Your task =
Quote all of the data exactly as given. Skip every picture it contains.
--- --- ---
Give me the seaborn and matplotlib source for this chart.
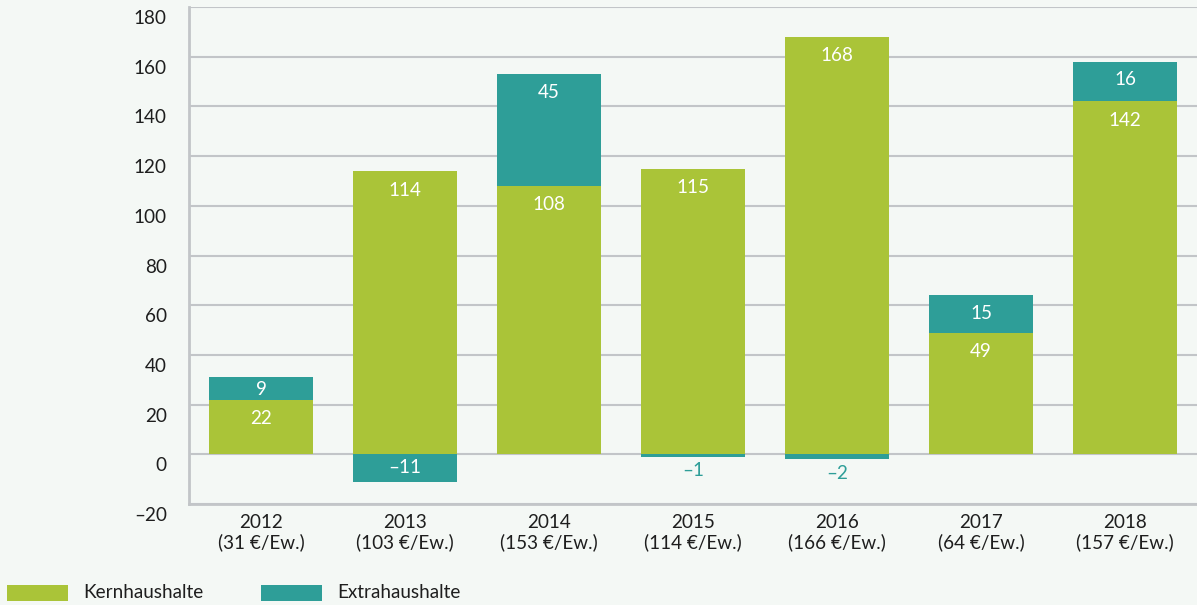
import matplotlib
matplotlib.use("Agg")
import matplotlib.pyplot as plt
import matplotlib.transforms as mtransforms
from matplotlib.patches import Rectangle
import seaborn as sns
import pandas as pd

years = ["2012", "2013", "2014", "2015", "2016", "2017", "2018"]
per_capita = [31, 103, 153, 114, 166, 64, 157]
kern = [22, 114, 108, 115, 168, 49, 142]
extra = [9, -11, 45, -1, -2, 15, 16]
yticks = [-20, 0, 20, 40, 60, 80, 100, 120, 140, 160, 180]

GREEN = "#aac438"
TEAL = "#2e9e98"
BG = "#f4f8f5"
GRID = "#c2c5c8"
TXT = "#1e1e1e"
FS = 13.6

sns.set_theme(style="white")
plt.rcParams["font.family"] = ["Lato", "DejaVu Sans"]

W, H = 1197, 605
fig = plt.figure(figsize=(W / 100, H / 100), dpi=100, facecolor=BG)
ax = fig.add_axes([189 / W, 1 - 504 / H, 1 - 189 / W, (504 - 7) / H])
ax.set_facecolor(BG)

cats = [f"{y}\n({p} €/Ew.)" for y, p in zip(years, per_capita)]
teal_h = [k + e if e > 0 else e for k, e in zip(kern, extra)]
df = pd.DataFrame({"cat": cats, "kern": kern, "teal": teal_h})

sns.barplot(data=df, x="cat", y="teal", color=TEAL, width=0.72, saturation=1,
            ax=ax, zorder=3, linewidth=0)
sns.barplot(data=df, x="cat", y="kern", color=GREEN, width=0.72, saturation=1,
            ax=ax, zorder=4, linewidth=0)

ax.set_xlim(-0.5, len(cats) - 0.5)
ax.set_ylim(-20, 180)
ax.set_yticks(yticks)
ax.set_yticklabels([("–" + str(-v)) if v < 0 else str(v) for v in yticks])
ax.set_xlabel("")
ax.set_ylabel("")

ax.grid(axis="y", color=GRID, linewidth=1.5, zorder=0)
ax.set_axisbelow(True)
for s in ["top", "right"]:
    ax.spines[s].set_visible(False)
for s in ["left", "bottom"]:
    ax.spines[s].set_color(GRID)
    ax.spines[s].set_linewidth(2)
    ax.spines[s].set_zorder(5)

ax.tick_params(axis="y", length=0, pad=16, labelsize=FS, labelcolor=TXT)
ax.tick_params(axis="x", which="major", length=0, pad=7, labelsize=FS, labelcolor=TXT)
ax.set_xticks([i + 0.5 for i in range(len(cats) - 1)], minor=True)
ax.tick_params(axis="x", which="minor", direction="in", length=12, width=1.5, color=GRID)
for lbl in ax.get_xticklabels():
    lbl.set_linespacing(1.15)
offset = mtransforms.ScaledTranslation(0, -10 / 100, fig.dpi_scale_trans)
for lbl in ax.get_yticklabels():
    lbl.set_transform(lbl.get_transform() + offset)

# value labels
for i, (k, e) in enumerate(zip(kern, extra)):
    ax.annotate(str(k), (i, k), xytext=(0, -19), textcoords="offset pixels",
                ha="center", va="center", color="white", fontsize=FS, zorder=6)
    if e > 0:
        seg_px = e * 497 / 200
        off = min(18, seg_px / 2 + 1)
        ax.annotate(str(e), (i, k + e), xytext=(0, -off), textcoords="offset pixels",
                    ha="center", va="center", color="white", fontsize=FS, zorder=6)
    else:
        seg_px = -e * 497 / 200
        if seg_px > 20:
            ax.annotate("–" + str(-e), (i, e), xytext=(0, seg_px / 2), textcoords="offset pixels",
                        ha="center", va="center", color="white", fontsize=FS, zorder=6)
        else:
            ax.annotate("–" + str(-e), (i, e), xytext=(0, -14), textcoords="offset pixels",
                        ha="center", va="center", color=TEAL, fontsize=FS, zorder=6)

# legend
for x0, col, name in [(7, GREEN, "Kernhaushalte"), (261, TEAL, "Extrahaushalte")]:
    fig.patches.append(Rectangle((x0 / W, 1 - 601 / H), 61 / W, 16 / H,
                                 transform=fig.transFigure, color=col, linewidth=0))
    fig.text((x0 + 76) / W, 1 - 593 / H, name, ha="left", va="center",
             fontsize=FS, color=TXT)

fig.savefig("out.png", dpi=100, facecolor=BG)
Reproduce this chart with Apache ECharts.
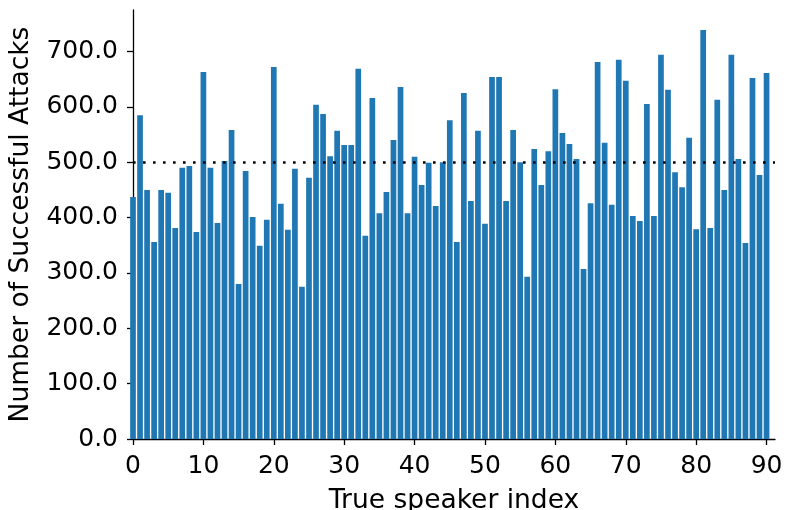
<!DOCTYPE html>
<html>
<head>
<meta charset="utf-8">
<script src="https://cdn.jsdelivr.net/npm/echarts@6/dist/echarts.min.js"></script>
<style>
  html, body { margin: 0; padding: 0; background: #fff; }
  #chart { width: 788px; height: 510px; }
</style>
</head>
<body>
<div id="chart"></div>
<script>
// Successful attacks per true speaker (index 0..90)
const speakerIndex = Array.from({ length: 91 }, (_, i) => i);
const successfulAttacks = [
  437, 585, 450, 356, 450, 445, 381, 490, 493, 374,
  663, 490, 390, 502, 558, 280, 484, 401, 349, 396,
  672, 425, 378, 488, 275, 472, 604, 587, 511, 557,
  531, 531, 669, 367, 616, 408, 446, 540, 636, 408,
  510, 459, 499, 421, 500, 576, 356, 625, 430, 557,
  389, 654, 654, 430, 558, 500, 293, 524, 459, 520,
  632, 553, 533, 506, 307, 426, 681, 535, 423, 685,
  647, 403, 394, 605, 403, 694, 631, 482, 455, 544,
  379, 739, 381, 613, 450, 694, 506, 354, 652, 477,
  661
];
const thresholdValue = 500;
const xTicks = [0, 10, 20, 30, 40, 50, 60, 70, 80, 90];

const chart = echarts.init(document.getElementById('chart'), null, { renderer: 'canvas' });

const font = 'DejaVu Sans';

chart.setOption({
  animation: false,
  backgroundColor: '#ffffff',
  grid: {
    left: 133, right: 13, top: 10, bottom: 71,
    containLabel: false, outerBoundsMode: 'none'
  },
  xAxis: {
    type: 'value',
    min: 0,
    max: 91.2,
    interval: 10,
    name: 'True speaker index',
    nameLocation: 'middle',
    nameGap: 49,
    nameTextStyle: { fontFamily: font, fontSize: 26.5, color: '#000' },
    axisLine: { show: true, lineStyle: { color: '#000', width: 1.3 } },
    axisTick: { show: true, length: 6, inside: false, lineStyle: { color: '#000', width: 1.3 } },
    axisLabel: {
      fontFamily: font, fontSize: 25, color: '#000', margin: 15,
      showMaxLabel: false,
      formatter: v => (xTicks.includes(v) ? String(v) : '')
    },
    splitLine: { show: false }
  },
  yAxis: {
    type: 'value',
    min: 0,
    max: 775,
    interval: 100,
    name: 'Number of Successful Attacks',
    nameLocation: 'middle',
    nameGap: 98,
    nameRotate: 90,
    nameTextStyle: { fontFamily: font, fontSize: 26.5, color: '#000' },
    axisLine: { show: true, lineStyle: { color: '#000', width: 1.3 } },
    axisTick: { show: true, length: 6, inside: false, lineStyle: { color: '#000', width: 1.3 } },
    axisLabel: {
      fontFamily: font, fontSize: 25, color: '#000', margin: 15,
      showMaxLabel: false,
      formatter: v => v.toFixed(1)
    },
    splitLine: { show: false }
  },
  series: [
    {
      type: 'bar',
      data: speakerIndex.map((x, i) => [x, successfulAttacks[i]]),
      barWidth: 5.7,
      clip: true,
      itemStyle: { color: '#1f77b4' },
      markLine: {
        silent: true,
        symbol: 'none',
        label: { show: false },
        lineStyle: { color: '#000', width: 2.6, type: [2.6, 7.4] },
        data: [[
          { coord: [0, thresholdValue] },
          { coord: [91.2, thresholdValue] }
        ]]
      }
    }
  ]
});
</script>
</body>
</html>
--- --- ---
Result for this task =
Give me the seaborn and matplotlib source for this chart.
import matplotlib
matplotlib.use("Agg")
import matplotlib.pyplot as plt
import matplotlib.transforms as mtransforms
from matplotlib.patches import Rectangle
import seaborn as sns
import pandas as pd

years = ["2012", "2013", "2014", "2015", "2016", "2017", "2018"]
per_capita = [31, 103, 153, 114, 166, 64, 157]
kern = [22, 114, 108, 115, 168, 49, 142]
extra = [9, -11, 45, -1, -2, 15, 16]
yticks = [-20, 0, 20, 40, 60, 80, 100, 120, 140, 160, 180]

GREEN = "#aac438"
TEAL = "#2e9e98"
BG = "#f4f8f5"
GRID = "#c2c5c8"
TXT = "#1e1e1e"
FS = 13.6

sns.set_theme(style="white")
plt.rcParams["font.family"] = ["Lato", "DejaVu Sans"]

W, H = 1197, 605
fig = plt.figure(figsize=(W / 100, H / 100), dpi=100, facecolor=BG)
ax = fig.add_axes([189 / W, 1 - 504 / H, 1 - 189 / W, (504 - 7) / H])
ax.set_facecolor(BG)

cats = [f"{y}\n({p} €/Ew.)" for y, p in zip(years, per_capita)]
teal_h = [k + e if e > 0 else e for k, e in zip(kern, extra)]
df = pd.DataFrame({"cat": cats, "kern": kern, "teal": teal_h})

sns.barplot(data=df, x="cat", y="teal", color=TEAL, width=0.72, saturation=1,
            ax=ax, zorder=3, linewidth=0)
sns.barplot(data=df, x="cat", y="kern", color=GREEN, width=0.72, saturation=1,
            ax=ax, zorder=4, linewidth=0)

ax.set_xlim(-0.5, len(cats) - 0.5)
ax.set_ylim(-20, 180)
ax.set_yticks(yticks)
ax.set_yticklabels([("–" + str(-v)) if v < 0 else str(v) for v in yticks])
ax.set_xlabel("")
ax.set_ylabel("")

ax.grid(axis="y", color=GRID, linewidth=1.5, zorder=0)
ax.set_axisbelow(True)
for s in ["top", "right"]:
    ax.spines[s].set_visible(False)
for s in ["left", "bottom"]:
    ax.spines[s].set_color(GRID)
    ax.spines[s].set_linewidth(2)
    ax.spines[s].set_zorder(5)

ax.tick_params(axis="y", length=0, pad=16, labelsize=FS, labelcolor=TXT)
ax.tick_params(axis="x", which="major", length=0, pad=7, labelsize=FS, labelcolor=TXT)
ax.set_xticks([i + 0.5 for i in range(len(cats) - 1)], minor=True)
ax.tick_params(axis="x", which="minor", direction="in", length=12, width=1.5, color=GRID)
for lbl in ax.get_xticklabels():
    lbl.set_linespacing(1.15)
offset = mtransforms.ScaledTranslation(0, -10 / 100, fig.dpi_scale_trans)
for lbl in ax.get_yticklabels():
    lbl.set_transform(lbl.get_transform() + offset)

# value labels
for i, (k, e) in enumerate(zip(kern, extra)):
    ax.annotate(str(k), (i, k), xytext=(0, -19), textcoords="offset pixels",
                ha="center", va="center", color="white", fontsize=FS, zorder=6)
    if e > 0:
        seg_px = e * 497 / 200
        off = min(18, seg_px / 2 + 1)
        ax.annotate(str(e), (i, k + e), xytext=(0, -off), textcoords="offset pixels",
                    ha="center", va="center", color="white", fontsize=FS, zorder=6)
    else:
        seg_px = -e * 497 / 200
        if seg_px > 20:
            ax.annotate("–" + str(-e), (i, e), xytext=(0, seg_px / 2), textcoords="offset pixels",
                        ha="center", va="center", color="white", fontsize=FS, zorder=6)
        else:
            ax.annotate("–" + str(-e), (i, e), xytext=(0, -14), textcoords="offset pixels",
                        ha="center", va="center", color=TEAL, fontsize=FS, zorder=6)

# legend
for x0, col, name in [(7, GREEN, "Kernhaushalte"), (261, TEAL, "Extrahaushalte")]:
    fig.patches.append(Rectangle((x0 / W, 1 - 601 / H), 61 / W, 16 / H,
                                 transform=fig.transFigure, color=col, linewidth=0))
    fig.text((x0 + 76) / W, 1 - 593 / H, name, ha="left", va="center",
             fontsize=FS, color=TXT)

fig.savefig("out.png", dpi=100, facecolor=BG)
Reproduce this chart with Apache ECharts.
<!DOCTYPE html>
<html>
<head>
<meta charset="utf-8">
<script src="https://cdn.jsdelivr.net/npm/echarts@6/dist/echarts.min.js"></script>
<style>
  html, body { margin: 0; padding: 0; background: #fff; }
  #chart { width: 788px; height: 510px; }
</style>
</head>
<body>
<div id="chart"></div>
<script>
// Successful attacks per true speaker (index 0..90)
const speakerIndex = Array.from({ length: 91 }, (_, i) => i);
const successfulAttacks = [
  437, 585, 450, 356, 450, 445, 381, 490, 493, 374,
  663, 490, 390, 502, 558, 280, 484, 401, 349, 396,
  672, 425, 378, 488, 275, 472, 604, 587, 511, 557,
  531, 531, 669, 367, 616, 408, 446, 540, 636, 408,
  510, 459, 499, 421, 500, 576, 356, 625, 430, 557,
  389, 654, 654, 430, 558, 500, 293, 524, 459, 520,
  632, 553, 533, 506, 307, 426, 681, 535, 423, 685,
  647, 403, 394, 605, 403, 694, 631, 482, 455, 544,
  379, 739, 381, 613, 450, 694, 506, 354, 652, 477,
  661
];
const thresholdValue = 500;
const xTicks = [0, 10, 20, 30, 40, 50, 60, 70, 80, 90];

const chart = echarts.init(document.getElementById('chart'), null, { renderer: 'canvas' });

const font = 'DejaVu Sans';

chart.setOption({
  animation: false,
  backgroundColor: '#ffffff',
  grid: {
    left: 133, right: 13, top: 10, bottom: 71,
    containLabel: false, outerBoundsMode: 'none'
  },
  xAxis: {
    type: 'value',
    min: 0,
    max: 91.2,
    interval: 10,
    name: 'True speaker index',
    nameLocation: 'middle',
    nameGap: 49,
    nameTextStyle: { fontFamily: font, fontSize: 26.5, color: '#000' },
    axisLine: { show: true, lineStyle: { color: '#000', width: 1.3 } },
    axisTick: { show: true, length: 6, inside: false, lineStyle: { color: '#000', width: 1.3 } },
    axisLabel: {
      fontFamily: font, fontSize: 25, color: '#000', margin: 15,
      showMaxLabel: false,
      formatter: v => (xTicks.includes(v) ? String(v) : '')
    },
    splitLine: { show: false }
  },
  yAxis: {
    type: 'value',
    min: 0,
    max: 775,
    interval: 100,
    name: 'Number of Successful Attacks',
    nameLocation: 'middle',
    nameGap: 98,
    nameRotate: 90,
    nameTextStyle: { fontFamily: font, fontSize: 26.5, color: '#000' },
    axisLine: { show: true, lineStyle: { color: '#000', width: 1.3 } },
    axisTick: { show: true, length: 6, inside: false, lineStyle: { color: '#000', width: 1.3 } },
    axisLabel: {
      fontFamily: font, fontSize: 25, color: '#000', margin: 15,
      showMaxLabel: false,
      formatter: v => v.toFixed(1)
    },
    splitLine: { show: false }
  },
  series: [
    {
      type: 'bar',
      data: speakerIndex.map((x, i) => [x, successfulAttacks[i]]),
      barWidth: 5.7,
      clip: true,
      itemStyle: { color: '#1f77b4' },
      markLine: {
        silent: true,
        symbol: 'none',
        label: { show: false },
        lineStyle: { color: '#000', width: 2.6, type: [2.6, 7.4] },
        data: [[
          { coord: [0, thresholdValue] },
          { coord: [91.2, thresholdValue] }
        ]]
      }
    }
  ]
});
</script>
</body>
</html>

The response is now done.